Eurozone equities nudged higher on Monday as market talk of fresh measures from policymakers to help the region's troubled banking sector sparked a rally in battered Spanish, French and Italian stocks, eclipsing a drop in the German DAX. Frankfurt's industry-heavy index, which had shown resilience to the eurozone debt crisis over the past few months, dropped 1.2 percent on Monday, hurt by fears of a slowdown in growth in both the United States and China following lower-than-expected macro data.
The eurozone's bluechip Euro STOXX 50 index closed 0.5 percent higher at 2,078.96 points in muted trading volumes as UK markets remained closed for a holiday. The eurozone banking sector, which had tumbled 36 percent since mid-March, regained 3.4 percent, with Intesa SanPaolo up 5.8 percent, Banco Santander up 4.9 percent and Societe Generale up 3.5 percent. "We're seeing buying flows coming from bargain hunters picking up banking shares on the back of speculation of intervention from central banks," said Frederic Rozier, a fund manager at Meeschaert Wealth Management in Paris.
Traders also mentioned short covering, while the euro currency gained ground and Spanish and Italian bond yields retreated, as speculation that a policy response to the escalating debt crisis may be in the works prompted some investors to lock in profits made recently in betting against eurozone assets.
Earlier on Monday, officials from France and the European Commission signalled their support for an ambitious plan to use the eurozone's permanent bailout fund to rescue stricken banks. However, Germany has so far opposed any use of bailout funds without a country having to submit to an austerity programme imposed by the EU and the International Monetary Fund, while deeper changes in the eurozone could take months or years to agree and implement.
Germany's DAX fell 1.2 percent, adding to Friday's 3.4 percent drop when the benchmark index broke below a major support level, its 200-day moving average, sending a bearish signal from Europe's strongest benchmark index year-to-date. Automaker Volkswagen shed 3.2 percent, tech firm Infineon fell 3.2 percent and cement giant Heidelbergcement dropped 3 percent. "There has been a downward gap on the Nasdaq, a strong support broken on the STOXX 600, the DAX has pierced below its 200-day moving average, and the Bund yield is moving towards 1 percent... risk aversion is on the rise," Aurel BGC chartist Gerard Sagnier said.

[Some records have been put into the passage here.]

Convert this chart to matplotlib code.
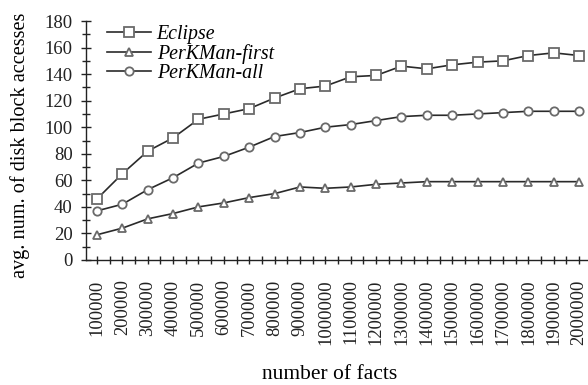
import matplotlib
matplotlib.use("Agg")
import matplotlib.pyplot as plt
from matplotlib.ticker import MultipleLocator

plt.rcParams['font.family'] = ['Liberation Serif', 'DejaVu Serif']

facts = [100000 * i for i in range(1, 21)]
eclipse = [46, 65, 82, 92, 106, 110, 114, 122, 129, 131, 138, 139, 146, 144, 147, 149, 150, 154, 156, 154]
perk_first = [19, 24, 31, 35, 40, 43, 47, 50, 55, 54, 55, 57, 58, 59, 59, 59, 59, 59, 59, 59]
perk_all = [37, 42, 53, 62, 73, 78, 85, 93, 96, 100, 102, 105, 108, 109, 109, 110, 111, 112, 112, 112]
series_names = ["Eclipse", "PerKMan-first", "PerKMan-all"]

fig = plt.figure(figsize=(5.88, 3.85), dpi=100)
ax = fig.add_axes([86/588, 1 - 260/385, 1 - 86/588, (260 - 21)/385])

lc = '#2a2a2a'
mec = '#6a6a6a'
common = dict(color=lc, lw=1.2, mfc='white', mec=mec, mew=1.3)
ax.plot(facts, eclipse, marker='s', ms=6.5, label=series_names[0], **common)
ax.plot(facts, perk_first, marker='^', ms=6, label=series_names[1], **common)
ax.plot(facts, perk_all, marker='o', ms=6, label=series_names[2], **common)

ax.set_xlim(56700, 2035000)
ax.set_ylim(0, 180)
ax.spines['top'].set_visible(False)
ax.spines['right'].set_visible(False)
for s in ['left', 'bottom']:
    ax.spines[s].set_color('#222222')
    ax.spines[s].set_linewidth(1.0)

ax.set_xticks(facts)
ax.set_xticklabels([str(f) for f in facts], rotation=90, fontsize=13.3)
ax.xaxis.set_minor_locator(MultipleLocator(50000))
ax.yaxis.set_major_locator(MultipleLocator(20))
ax.yaxis.set_minor_locator(MultipleLocator(10))
ax.tick_params(axis='y', which='major', direction='inout', length=7.2, width=1, labelsize=13.5, pad=6, colors='#222222')
ax.tick_params(axis='y', which='minor', direction='inout', length=6, width=1, colors='#222222')
ax.tick_params(axis='x', which='major', direction='inout', length=6, width=1, pad=11, colors='#222222')
ax.tick_params(axis='x', which='minor', direction='inout', length=6, width=1, colors='#222222')

ax.set_ylabel("avg. num. of disk block accesses", fontsize=14.6)
ax.yaxis.set_label_coords(-0.112, 0.481)
ax.set_xlabel("number of facts", fontsize=15.5)
ax.xaxis.set_label_coords(0.486, -0.44)

leg = ax.legend(loc='upper left', bbox_to_anchor=(0.026, 1.017), frameon=False,
                prop={'family': 'Liberation Serif', 'style': 'italic', 'size': 14.3},
                handlelength=2.2, handletextpad=0.3, labelspacing=0.0, borderaxespad=0)

fig.savefig("out.png", dpi=100)
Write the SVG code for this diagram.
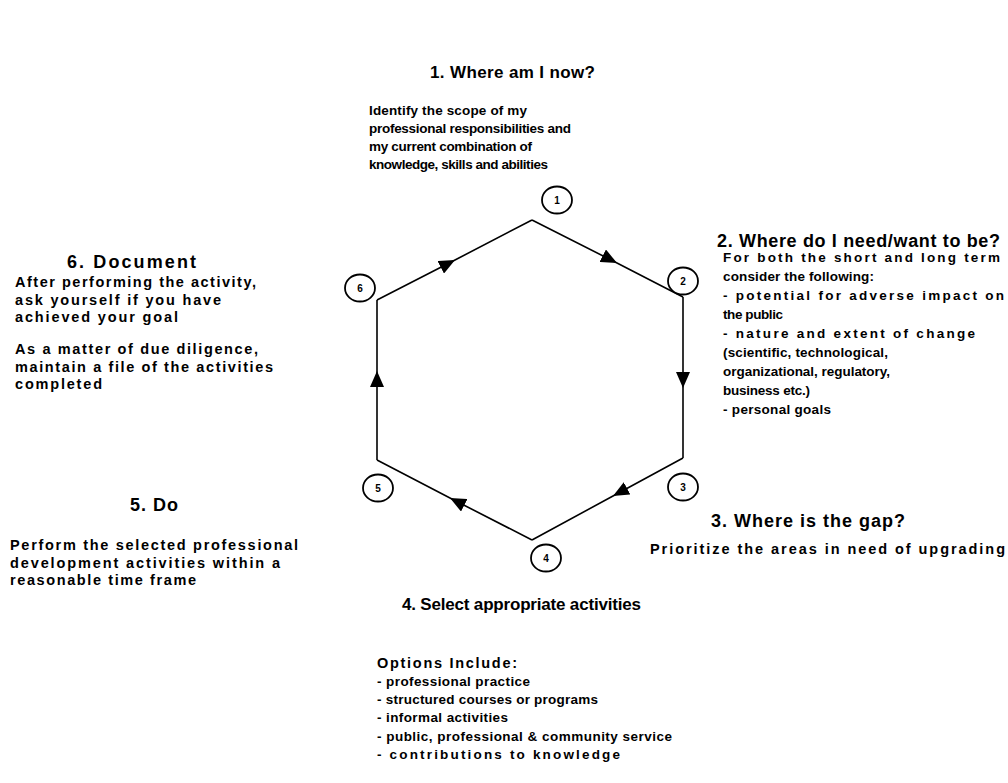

"It's too early to go contrarian, the risk of revisiting the lows of 2011 is still very serious, so we recommend selling into the rebounds." Wall Street's S&P 500 index also broke below its 200-day moving average on Friday and was losing ground again in early trade on Monday, sending a strongly negative technical signal.
Data from EPFR Global shows Europe equity funds saw broadly-based redemptions again last week as investors, spooked by the deterioration of Spain's banking sector and the country's regional finances, continued to trim their exposure to the eurozone. "The surprise this week is that the numbers weren't higher, given events in Spain," EPFR Global Research Director Cameron Brandt wrote in a note. "But I think the fact top-notch European equity is so cheap relative to US equity, and the fact such a big share - on average - of their earnings come from outside the eurozone, is limiting the damage," he says.
The eurozone's bluechip Euro STOXX 50 index trades at 8.4 times 12-month forward earnings, compared with price-to-earnings ratios (P/E) of 11.9 for Wall Street's S&P 500 and 9.3 for the MSCI Emerging equity index, according to Thomson Reuters Datastream.